Bridging the efficiency of High-Performance Computing and the simplicity of Kubernetes – the Run:AI Scheduler allows users to easily make use of fractional GPUs, integer GPUs, and multiple-nodes of GPUs, for distributed training on Kubernetes. In this way, AI workloads run based on needs, not capacity. See our guide “Kubernetes vs Slurm” for why we built Run:AI’s Scheduler as a simple plug-in to Kubernetes.
Built as a plug-in to K8s, Run:AI requires no advanced setup, and can work with any number of Kubernetes orchestration “flavors” such as Vanilla, RedHat OpenShift and HPE Container Platform.

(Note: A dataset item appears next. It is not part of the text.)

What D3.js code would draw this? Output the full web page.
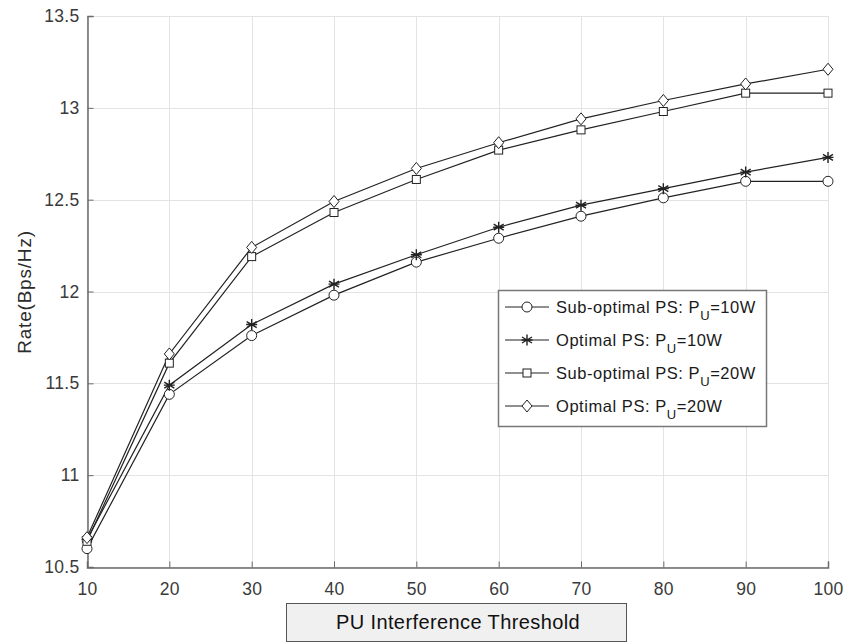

Batch processing refers to grouping or “batching” together many processing jobs that run to completion in parallel without user intervention. Batch processing and scheduling are commonly used in High Performance Computing and the concepts are applicable to deep learning as well.
With batch scheduling, programs run through completion and free up resources upon completion, making the system much more efficient. Training models can be queued and then launched when resources become available. Workloads can also be stopped and restarted later if resources need to be reclaimed and allocated to more urgent jobs or to under-deserved users.
Often, when using distributed training to run compute intensive jobs on multiple GPU machines, all of the GPUs need to be synchronized to communicate and share information. Gang scheduling is used when containers need to be launched together, start together, recover from failures together, and end together. Networking and communication can be automated between machines by the cluster orchestrator.
Unfortunately, due to a concept known as ‘topology awareness’, a researcher can run a container once and get excellent performance and then the next time get poor performance on the same server. The problem comes from the topology of GPU, CPU, and the links between them. The same problem can occur for distributed workloads due to the topology of Network Interface Cards and the links between GPU servers.
The Run:AI Scheduler ensures that the physical properties of AI infrastructure are taken into account when running AI workloads, for ideal and consistent performance.
The Run:AI Scheduler manages tasks in batches using multiple queues on top of Kubernetes, allowing system admins to define different rules, policies, and requirements for each queue based on business priorities. Combined with an over-quota system and configurable fairness policies, the allocation of resources can be automated and optimized to allow maximum utilization of cluster resources.